Discussion copied from here.
  • Galileo Galilei - very easy to read. very informative. thorough, yet not dull. Kingturtle 05:08, 30 Sep 2003 (UTC)
    • Can't second (contributor), but will say this: User:Dandrake, who has done a lot of work on this one, is the son of Galilei biographer Stillman Drake, and very knowledgeable about the subject.—Eloquence 06:55, Oct 9, 2003 (UTC)
      • Reading between the lines, I think you are fishing for a seconder :). I am happy to oblige as it looks like a very good page. Pete 08:21, 9 Oct 2003 (UTC)
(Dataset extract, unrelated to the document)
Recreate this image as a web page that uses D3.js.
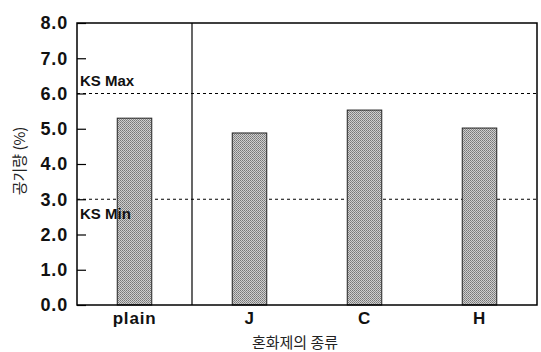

Article promoted by Iseeaboar 03:14, 4 November 2003



The quote by Andrew Dickson White seriously distorts the position of the Church and particularly of Cardinal Bellarmine, whom he caricatures as "by far the most terrible champion" of anti-scientific dogmatism who "insisted on making science conform to Scripture." On the contrary, Bellarmine went out of his way to conciliate Galileo. His Letter to Fr Foscarini, which was intended primarily for Galileo, said: "If there were a real proof that the Sun is in the centre of the universe, that the Earth is in the third sphere, and that the Sun does not go round the Earth but the Earth round the Sun, then we should have to proceed with great circumspection in explaining passages of Scripture which appear to teach the contrary, and we should rather say that we did not understand them than declare an opinion to be false which is proved to be true. But I do not think there is any such proof since none has been shown to me." Galileo merely replied that it was pointless giving proofs because his opponents would not be able to understand them. Bellarmine's attitude was actually more scientific, as the term is understood today, than Galileo's.